By using these sites for safe injection, there will also be less HIV and hepatitis transmission. Based on a study conducted by David Binder Research, out of 500 registered voters in San Francisco, 67% supported the implementation of these sites while 27% opposed it and 6% abstained. This currently seems to be the most ideal solution to help curb the opioid epidemic until policy interventions are made to increase harm reduction and treatment accessibility in the United States.

At Workit Health, we meet people where they are in recovery. That means helping them moderate or quit, or stop using a drug like heroin while they continue to smoke marijuana. This goes against traditional, abstinence-based models of treatment. But we believe that each person deserves a chance at recovery, and we allow recovery and success to be defined by the individual.

Learn more about Workit Health’s online recovery programs.

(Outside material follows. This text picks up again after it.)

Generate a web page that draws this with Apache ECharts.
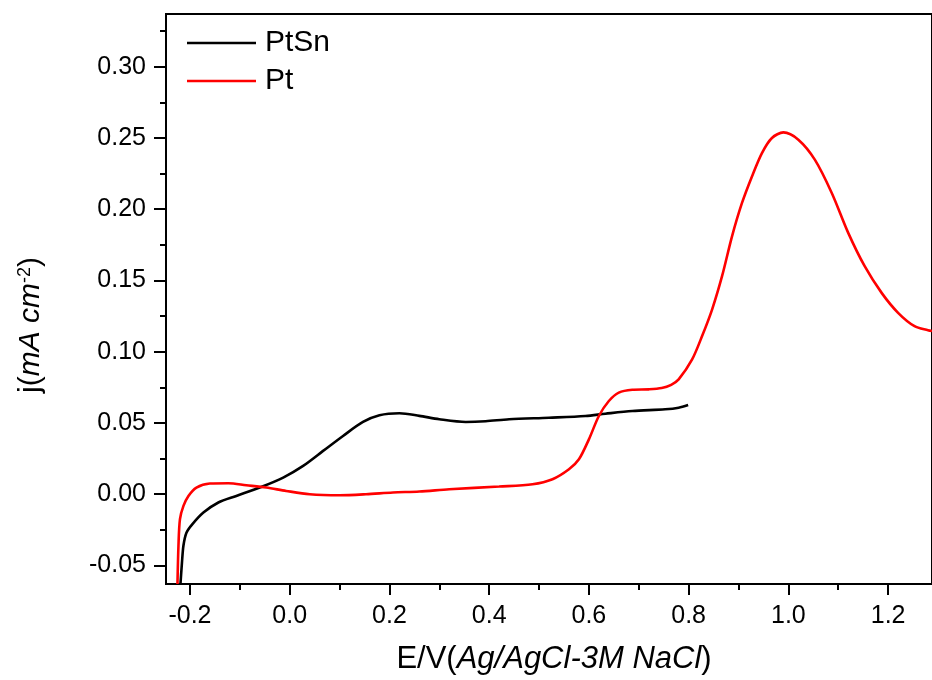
<!DOCTYPE html>
<html>
<head>
<meta charset="utf-8">
<script src="https://cdn.jsdelivr.net/npm/echarts@6/dist/echarts.min.js"></script>
<style>html,body{margin:0;padding:0;background:#fff;}#c{width:932px;height:680px;}</style>
</head>
<body>
<div id="c"></div>
<script>
// ---- data ----
const seriesNames = ['PtSn', 'Pt'];

const ptsnE = [-0.219, -0.216, -0.213, -0.207, -0.195, -0.173, -0.143, -0.107, -0.06, -0.013, 0.027, 0.067, 0.107, 0.147, 0.18, 0.22, 0.26, 0.30, 0.353, 0.393, 0.44, 0.52, 0.593, 0.633, 0.687, 0.753, 0.78, 0.799];
const ptsnJ = [-0.063, -0.048, -0.036, -0.027, -0.021, -0.0129, -0.0058, -0.0012, 0.0047, 0.0117, 0.0199, 0.0304, 0.0409, 0.0507, 0.0554, 0.0568, 0.0550, 0.0526, 0.0507, 0.0512, 0.0526, 0.0537, 0.0549, 0.0565, 0.0584, 0.0596, 0.0607, 0.0626];

const ptE = [-0.225, -0.223, -0.22, -0.213, -0.203, -0.187, -0.16, -0.123, -0.087, -0.047, -0.007, 0.04, 0.10, 0.153, 0.207, 0.26, 0.32, 0.42, 0.487, 0.527, 0.56, 0.58, 0.60, 0.62, 0.64, 0.66, 0.687, 0.72, 0.746, 0.765, 0.78, 0.807, 0.827, 0.847, 0.867, 0.887, 0.907, 0.927, 0.947, 0.967, 0.99, 1.02, 1.053, 1.087, 1.12, 1.153, 1.187, 1.22, 1.253, 1.28, 1.288];
const ptJ = [-0.063, -0.036, -0.0175, -0.0082, -0.0012, 0.0047, 0.0075, 0.0077, 0.0063, 0.0047, 0.0023, 0.0, -0.0007, 0.0, 0.0012, 0.0019, 0.0035, 0.0054, 0.0070, 0.0105, 0.0175, 0.0245, 0.0385, 0.0549, 0.0654, 0.0713, 0.0733, 0.0736, 0.0745, 0.0768, 0.0806, 0.0946, 0.1110, 0.1296, 0.1530, 0.1810, 0.2044, 0.2230, 0.2394, 0.2500, 0.2539, 0.2488, 0.2348, 0.2114, 0.1834, 0.1600, 0.1413, 0.1273, 0.1179, 0.1151, 0.1145];

const xTickLabels = [-0.2, 0.0, 0.2, 0.4, 0.6, 0.8, 1.0, 1.2];
const xMinorTicks = [-0.1, 0.1, 0.3, 0.5, 0.7, 0.9, 1.1];
const yTickLabels = [-0.05, 0.00, 0.05, 0.10, 0.15, 0.20, 0.25, 0.30];
const yMinorTicks = [-0.025, 0.025, 0.075, 0.125, 0.175, 0.225, 0.275, 0.325];

// ---- chart ----
const FONT = '"Liberation Sans", Arial, sans-serif';
const zip = (a, b) => a.map((v, i) => [v, b[i]]);

const chart = echarts.init(document.getElementById('c'), null, {renderer: 'canvas'});

const baseAxisLine = {show: true, onZero: false, lineStyle: {color: '#000', width: 2}};

chart.setOption({
  animation: false,
  backgroundColor: '#fff',
  grid: {left: 166, right: -2, top: 14, bottom: 95, show: true, borderColor: '#000', borderWidth: 2, backgroundColor: 'transparent', containLabel: false},
  legend: {
    data: seriesNames,
    orient: 'vertical',
    left: 187,
    top: 28,
    padding: 0,
    icon: 'rect',
    itemWidth: 69,
    itemHeight: 2.6,
    itemGap: 8,
    selectedMode: false,
    textStyle: {fontFamily: FONT, fontSize: 30, color: '#000', lineHeight: 30, padding: [0, 0, 0, 4]}
  },
  xAxis: [
    {
      type: 'value', min: -0.248, max: 1.288, position: 'bottom',
      axisLine: baseAxisLine,
      splitLine: {show: false},
      axisTick: {show: true, inside: false, length: 11, customValues: xTickLabels, lineStyle: {color: '#000', width: 2}},
      axisLabel: {customValues: xTickLabels, formatter: v => v.toFixed(1), fontFamily: FONT, fontSize: 25, color: '#000', margin: 20},
      name: 'E/V({i|Ag/AgCl-3M NaCl})',
      nameLocation: 'middle',
      nameGap: 60,
      nameTextStyle: {fontFamily: FONT, fontSize: 31, color: '#000', padding: [0, 0, 0, 10], rich: {i: {fontFamily: FONT, fontSize: 31, fontStyle: 'italic', color: '#000'}}}
    },
    {
      type: 'value', min: -0.248, max: 1.288, position: 'bottom',
      axisLine: {show: false, onZero: false},
      splitLine: {show: false},
      axisTick: {show: true, inside: false, length: 6, customValues: xMinorTicks, lineStyle: {color: '#000', width: 2}},
      axisLabel: {show: false, customValues: xMinorTicks}
    }
  ],
  yAxis: [
    {
      type: 'value', min: -0.063, max: 0.337, position: 'left',
      axisLine: baseAxisLine,
      splitLine: {show: false},
      axisTick: {show: true, inside: false, length: 12, customValues: yTickLabels, lineStyle: {color: '#000', width: 2}},
      axisLabel: {customValues: yTickLabels, formatter: v => v.toFixed(2), fontFamily: FONT, fontSize: 25, color: '#000', margin: 20},
      name: 'j({i|mA cm}{sup|-2})',
      nameLocation: 'middle',
      nameRotate: 90,
      nameGap: 120,
      nameTextStyle: {fontFamily: FONT, fontSize: 30, color: '#000', padding: [0, 52, 0, 0], rich: {
        i: {fontFamily: FONT, fontSize: 30, fontStyle: 'italic', color: '#000'},
        sup: {fontFamily: FONT, fontSize: 18, verticalAlign: 'top', color: '#000'}
      }}
    },
    {
      type: 'value', min: -0.063, max: 0.337, position: 'left',
      axisLine: {show: false, onZero: false},
      splitLine: {show: false},
      axisTick: {show: true, inside: false, length: 6, customValues: yMinorTicks, lineStyle: {color: '#000', width: 2}},
      axisLabel: {show: false, customValues: yMinorTicks}
    }
  ],
  series: [
    {
      name: seriesNames[0], type: 'line', xAxisIndex: 0, yAxisIndex: 0,
      data: zip(ptsnE, ptsnJ), showSymbol: false, symbol: 'none', smooth: 0.3,
      lineStyle: {color: '#000', width: 2.6}, itemStyle: {color: '#000'}, clip: true
    },
    {
      name: seriesNames[1], type: 'line', xAxisIndex: 0, yAxisIndex: 0,
      data: zip(ptE, ptJ), showSymbol: false, symbol: 'none', smooth: 0.3,
      lineStyle: {color: '#ff0000', width: 2.6}, itemStyle: {color: '#ff0000'}, clip: true
    }
  ]
});
</script>
</body>
</html>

Benefits of Safe Injection Sites:

  • These facilities use a harm reduction approach by creating a safe space where individuals can use drugs with supervision.
  • Studies consistently prove that facilities with supervised consumption are effective.
  • The opening of these facilities leads to a decrease in:
    • drug overdose related deaths, up to a 35% drop in a community
    • related emergency care calls
    • HIV transmission
    • Hepatitis C transmission
    • public displays of drug usage
  • Even though law enforcement officials are some of the biggest critics of these sites, they only have sway in locations where the police control most of policy-related public safety. (Read our blog on California’s opiate laws.)
  • Philadelphia was able to gain the support of their Police Commissioner when he switched from “dead-set” against the sites to “keeping an open mind.”
  • Studies show that these supervised injection sites do not relate to an increase in drug use and actually lead to a decrease in drug-related issues.
  • The sites help to make drug addiction treatment more accessible.
  • Areas around the facilities had less public injections and inappropriately discarded syringes.
  • The sites were not linked to any increase in crime in Australia and Canada and even reduced street disorder.
  • In Philadelphia, there was a study that proved that as many as 76 deaths could be prevented with the creation of supervised injection sites.
  • Alongside San Francisco’s saving of $3.5 million annually through the reduction of drug addiction costs with these sites, Philadelphia can save $1.8 million annually in hospitalization.
  • According to a study done by UC San Diego, facilities that have been tested in the U.S. have shown results similar to those in the rest of the world by reducing the harm that comes from drug use and reducing the social nuisance of the drug.
  • The facility in Vancouver, Canada has a record of zero deaths in their location.

So what is the debate surrounding Safe Injection Sites?

  • These facilities face some opposition from the federal government.
  • The idea of not-in-my-backyard (NIMBY) opposes these facilities because individuals are scared of allowing drug usage in their communities since it could attract drug users and increase crime, although the research shows this isn’t true.
  • Critics believe that these sites can lead to an increase in drug usage by removing some of stigma around injecting.
  • The Justice Department has stated that if these facilities operate they may encourage individuals to use opiates and maybe even push people to switch from snorting to injection which has a greater overall risk of overdose.
  • Since addiction and homelessness have a connection, if these sites increase drug usage it may have an indirect effect on an increase in homelessness.
  • The ethical dilemma that doctors have to face by facilitating drug usage on individuals who do not have to commit to detox or treatment.

Regardless of your feelings about Safe Injection Sites, in the midst of the opioid crisis, harm reduction strategies are here to stay. Workit Health will be watching San Francisco and supporting its endeavors to provide safe and humane treatment to drug users in the city.